Amendment #2 – No player may play the same position two innings in a row and, unless otherwise specified, infielders and outfielders must switch each inning.  Obviously, one extra infielder will get lucky each inning and stay, but make sure your craftiest “hustlers” aren’t exploiting this loophole. This amendment prevents the fastest player on the field from playing shortstop each inning and ensures everyone gets a fair opportunity to play the “glamour” positions.  When players grumble about playing the outfield, I remind them that 7 of the 10 greatest players of all-time (arguably) are outfielders (a fun argument, at that).  If you are coaching an extremely competitive team, you can narrow down the choices each player has so that a player would choose between the 2 or 3 positions that are more well-suited for his/her skills.  

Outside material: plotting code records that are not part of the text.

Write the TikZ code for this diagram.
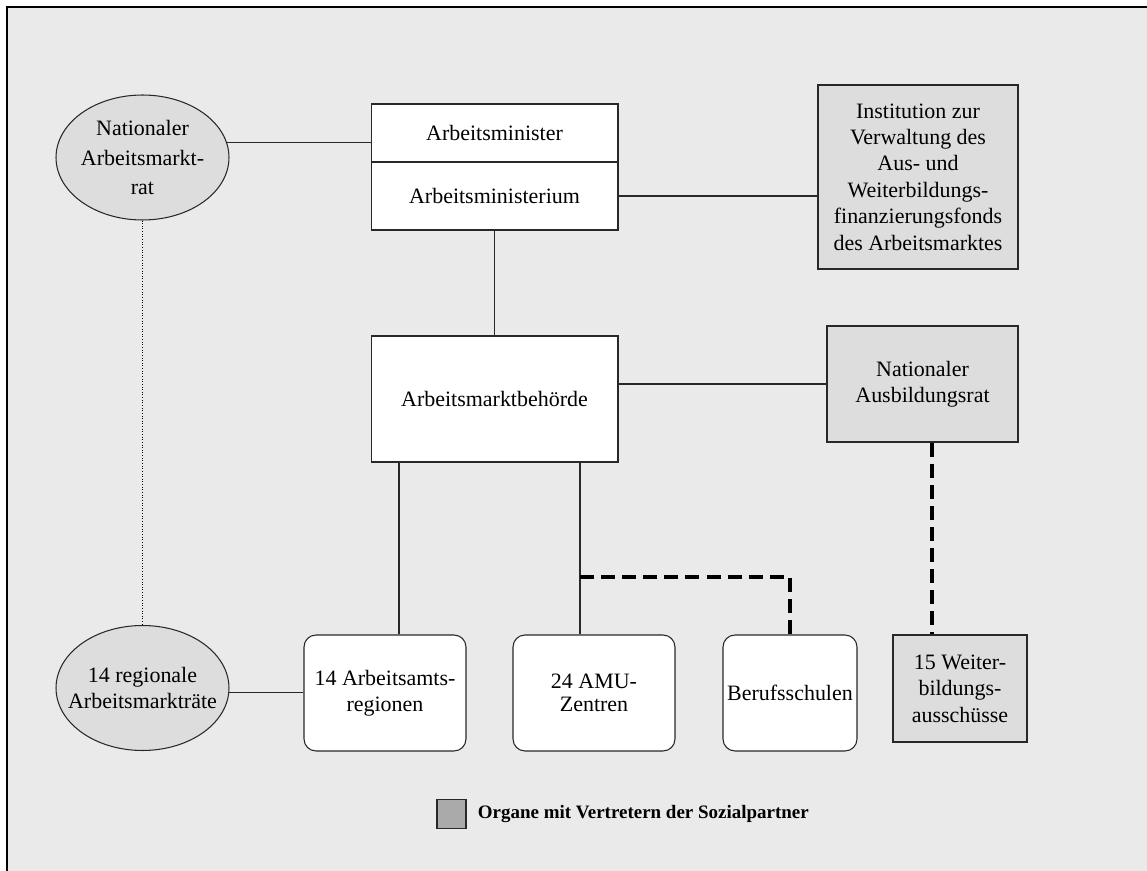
\documentclass[tikz,border=0pt]{standalone}
\usepackage{fontspec}
\setmainfont{Liberation Serif}
\usetikzlibrary{positioning, shapes}
\definecolor{papier}{RGB}{234,234,234}
\definecolor{organ}{RGB}{221,221,221}
\definecolor{legende}{RGB}{170,170,170}
\definecolor{linie}{RGB}{40,40,40}
\newcommand{\textgr}{\fontsize{12.5}{15}\selectfont}

\begin{document}
\begin{tikzpicture}[x=0.02cm, y=-0.02cm,
  every node/.style={font=\textgr, align=center, inner sep=1pt},
  amt/.style={rectangle, draw=linie, fill=white, line width=0.6pt},
  organ/.style={rectangle, draw=linie, fill=organ, line width=0.6pt},
  stelle/.style={rectangle, rounded corners=0.24cm, draw=linie, fill=white, line width=0.6pt, minimum width=3.24cm, minimum height=2.32cm},
  rat/.style={ellipse, draw=linie, fill=organ, line width=0.6pt, minimum width=3.46cm, minimum height=2.5cm, inner xsep=-0.3cm},
  verb/.style={draw=linie, line width=0.6pt},
  aufsicht/.style={draw=black, line width=1.8pt, dash pattern=on 8pt off 4pt},
  punktiert/.style={draw=black, line width=0.5pt, densely dotted}]
\useasboundingbox (0,0) rectangle (1147,871);
\clip (0,0) rectangle (1147,871);
\fill[papier] (7,7) rectangle (1160,880);
\draw[line width=1.1pt] (7,880) -- (7,7) -- (1160,7);

% obere Ebene
\node [rat, font=\fontsize{12.5}{16.8}\selectfont] (natrat) at (142.5,157.5) {Nationaler\\ Arbeitsmarkt-\\ rat};
\node [amt, minimum width=4.94cm, minimum height=1.16cm] (minister) at (494.5,133) {Arbeitsminister};
\node [amt, minimum width=4.94cm, minimum height=1.36cm] (ministerium) at (494.5,196) {Arbeitsministerium};
\node [organ, minimum width=4cm, minimum height=3.68cm] (institution) at (918,177) {Institution zur\\ Verwaltung des\\ Aus- und\\ Weiterbildungs-\\ finanzierungsfonds\\ des Arbeitsmarktes};

% mittlere Ebene
\node [amt, minimum width=4.94cm, minimum height=2.52cm] (behoerde) at (494.5,399) {Arbeitsmarktbehörde};
\node [organ, minimum width=3.82cm, minimum height=2.32cm] (ausbrat) at (922.5,384) {Nationaler\\ Ausbildungsrat};

% untere Ebene
\node [rat] (regrat) at (142.5,688) {14 regionale\\ Arbeitsmarkträte};
\node [stelle] (amtsreg) at (385,693) {14 Arbeitsamts-\\ regionen};
\node [stelle, font=\fontsize{12.5}{13}\selectfont] (amu) at (594,693) {24 AMU-\\ Zentren};
\node [stelle, minimum width=2.68cm, inner xsep=0pt] (berufs) at (790,693) {Berufsschulen};
\node [organ, minimum width=2.68cm, minimum height=2.14cm] (weiter) at (960,688.5) {15 Weiter-\\ bildungs-\\ ausschüsse};

% Verbindungen
\draw[verb] (natrat.10) -- (natrat.10 -| minister.west);
\draw[verb] (ministerium) -- (behoerde);
\draw[verb] (ministerium.east) -- (ministerium.east -| institution.west);
\draw[verb] (ausbrat.west) -- (ausbrat.west -| behoerde.east);
\draw[verb] ([xshift=0.28cm]amtsreg.north) -- ([xshift=0.28cm]amtsreg.north |- behoerde.south);
\draw[verb] ([xshift=-0.28cm]amu.north) -- ([xshift=-0.28cm]amu.north |- behoerde.south);
\draw[verb] (regrat.-3) -- (regrat.-3 -| amtsreg.west);
\draw[punktiert] (natrat) -- (regrat);

\coordinate (abzweig) at (580,577);
\draw[aufsicht] (abzweig) -| (berufs.north);
\draw[aufsicht] ([xshift=0.19cm]ausbrat.south) -- ([xshift=0.19cm]ausbrat.south |- weiter.north);

% Legende
\node [rectangle, draw=linie, fill=legende, line width=0.6pt, minimum size=0.58cm, inner sep=0pt] (legsq) at (451.5,814) {};
\node [right=0.22cm of legsq, inner sep=0pt, font=\bfseries\fontsize{10.8}{13}\selectfont] (legtext) {Organe mit Vertretern der Sozialpartner};
\end{tikzpicture}
\end{document}
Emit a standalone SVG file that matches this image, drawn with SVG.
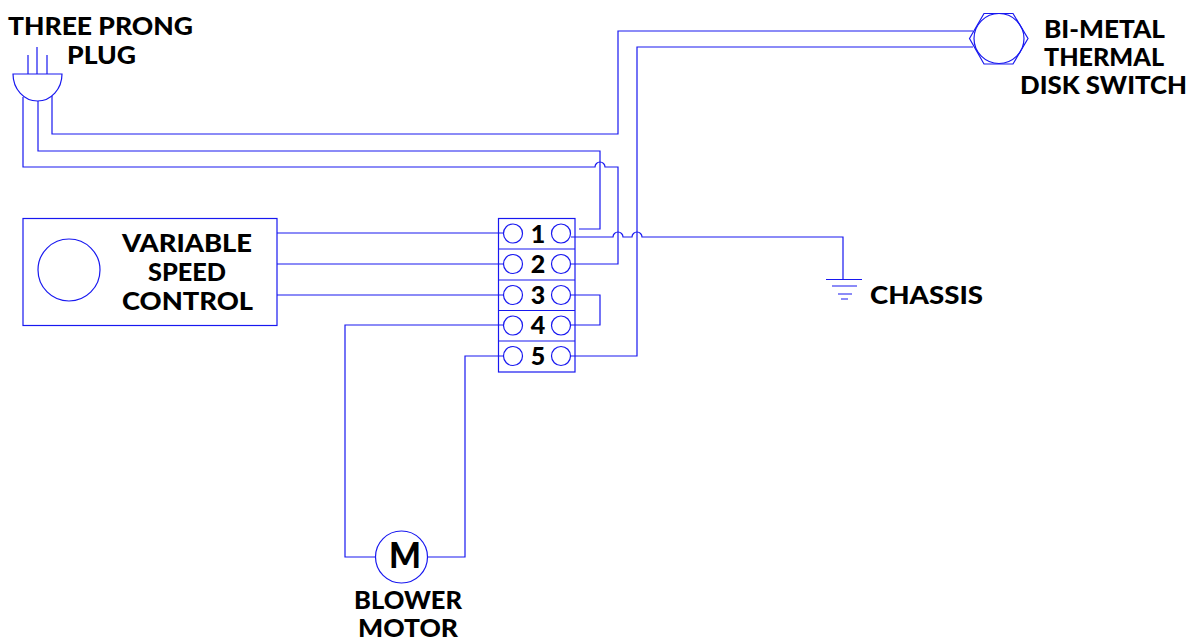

Amendment #3 – Any player who is not deemed ready for a pitch automatically forfeits his/her position on the next pitch.  This is particularly useful on the infield.  When you see an infielder go into the 2000-yard stare,  just tell them to switch positions with one of the outfielders and remind them that the pitcher deserves someone who is down and ready on every pitch.  When the position is forfeited, they must wait wait another inning before returning. 

Amendment #4 – If two players sprint to the same position and arrive at roughly the same time, the issue is settled with an automatic 2-out-of-3 rock-paper-scissors match-up.  This eliminates whining and arguments (and is often hilarious). 

Amendment #5 – Be ready to for the first pitch in 90 seconds or less EVERY INNING.  This means warm-ups, catcher throw down and ready for action.  This pace will add so much by way of focus and energy to your club, and has been proven to drive down the likelihood that the other team’s lead-off hitter reaches first base.  

Change the Game. 

The resistances to a Hustlers Win Constitution will, no doubt, be numerous.  Change is terrifying.  But try it for a week or two and see what happens.  You may like it.  Your players and their families – after a little groaning – may grow to love it.